Horror director Eli Roth has mostly avoided working with big movie stars on movies like Cabin Fever, Hostel, and The Green Inferno, but that will be changing with his next film, a psychological thriller called Knock Knock. Keanu Reeves will play a happily married man whose life is turned upside down when two young women (Lorenza Izzo and Ana de Armas) show up at his house while the family is away. Eli Roth starts filming Knock Knock in Santiago, Chile on Apr. 14th.


He may not be as famous as some of Marvel’s other creators, but comic book writer and artist Jim Starlin had a remarkable run at Marvel in the 1970s, and you could argue that we wouldn’t be getting Guardians of the Galaxy without him. Jim Starlin gave the characters Captain Mar-Vell and Adam Warlock the “cosmic” revisions they’re famous for, and also co-created Shang-Chi, Guardians of the Galaxy members Drax the Destroyer and Gamora, and cosmic super villain Thanos (the purple guy at the end of The Avengers). As with most characters created for Marvel, all of it remains the company’s property. In the 1980s, however, Jim Starlin created his own long-running “space opera” title for Marvel-owned Epic Comics which was character-owned, and this week, that creation Dreadstar got its own movie deal. Production companies Benderspink (We’re the Millers, A History of Violence) and Illuminati Entertainment are teaming up for Dreadstar, which tells the story of the last survivor of the Milky Way galaxy, Vanth Dreadstar, who teams up with a motley band that includes a mystic, a telepath and a cat-man-alien. In related news this week, Nathan Fillion revealed he might have a small role in Guardians of the Galaxy, saying, “Maybe check the credits of the movie when you watch it.” That could either mean he appears in the movie’s credits scene, or that his role is so obscure, you would only know what it is by looking for his name.

Rotten Ideas of the Week


The downside to a movie being as successful as Gravity was last fall is that Hollywood then starts greenlighting similar movies, hoping that lightning can strike the same spot twice. That reasoning is why this story is one of the week’s “Rotten Ideas,” but only a borderline one, since the movie in question, The Martian, might end up being awesome on its own merits. Matt Damon is being eyed by 20th Century Fox as a potential star for The Martian, which is about a stranded survivor of a manned mission to Mars who is left behind on the planet and must figure out a way back to Earth. The Martian was formerly a project for director Drew Goddard (The Cabin in the Woods), but Goddard has left The Martian to focus his time on developing The Sinister Six for Sony, which he is in talks to direct, possibly for release in 2017. (Drew Goddard has been working on The Sinister Six as writer and likely director since last fall.)

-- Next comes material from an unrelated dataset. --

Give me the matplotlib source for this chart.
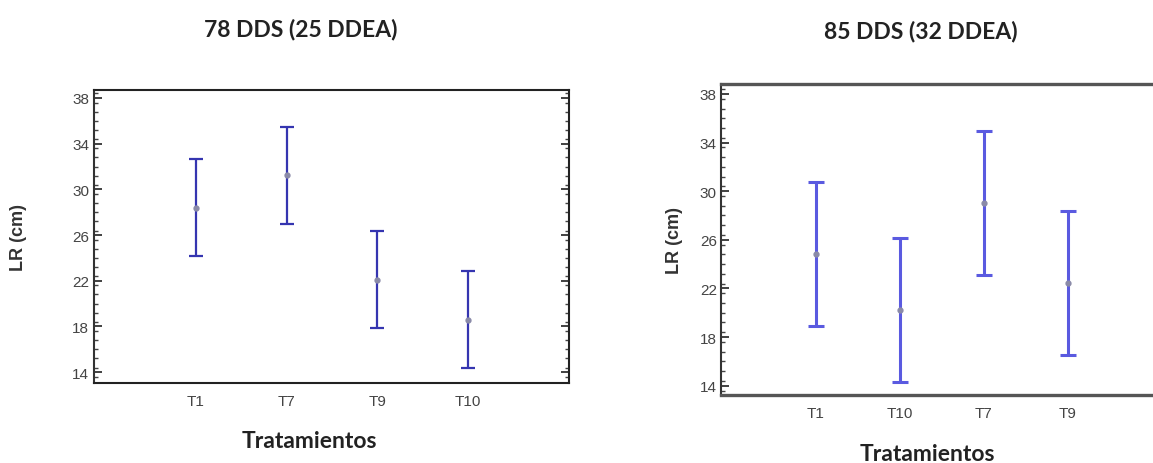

It may have been a coincidence, but this week saw news for two different (previously announced) projects at Universal Pictures based on genre TV shows from the 1970s. The one that you probably saw the most about on your Facebook feed is the movie reboot of Battlestar Galactica, the NBC series that premiered in 1978 as an obvious reaction to the success of Star Wars. Director Bryan Singer was previously attached to the reboot, but it appears that he departed to focus his time and energy on his various X-Men projects at Fox. Universal has hired screenwriter Jack Paglen (Transcendence, Prometheus 2) to work on the screenplay following Singer’s departure. The other 1970s TV show adaptation at Universal to make the news this week is the Kung Fu movie, which Baz Luhrmann (The Great Gatsby, Moulin Rouge) is now in talks to direct. The addition of a director with such a strong visual flair is certainly interesting for a project that most people had probably forgotten even existed, but… then you remember what Baz Luhrmann’s RT Tomatometer page looks like these days. Both of these movies are “Rotten Ideas” because, really — why is Hollywood still adapting 1970s TV shows?


In this last entry, we’re going to consider two movies that would seem to have absolutely nothing in common, except that they really do. Back in the 1990s, Roland Emmerich and Dean Devlin had a partnership that gave us the strange trio of Stargate, Independence Day, and Godzilla. Again, coincidentally, this week saw two different movies announced for each of them. Let’s start with Dean Devlin’s Geostorm. The Warner Bros. science fiction adventure has Gerard Butler attached to star as a “stubborn but charming satellite designer, who when the world’s climate-controlling satellites malfunction, has to work together with his estranged brother to save the world from a man-made storm of epic proportions. A trip into space follows, while on Earth a plot to assassinate the president begins to unfold.” Dean Devlin wrote and will direct Geostorm. Roland Emmerich’s news story this week doesn’t seem as ridiculous — at first — and then you remember that the director is Roland Emmerich, who seems outs of his depths with Stonewall, the story of the 1969 police raid on the Stonewall Inn, a popular bar for New York’s gay and transgender community. The incident, which went on to be known as the “Stonewall Riots,” is an important event in the history of gay rights. But for the guy who gave us 10,000 B.C. and the 1998 Godzilla? Noble, but still a “Rotten Idea.” Jeremy Irvine of War Horse is the first actor to sign on.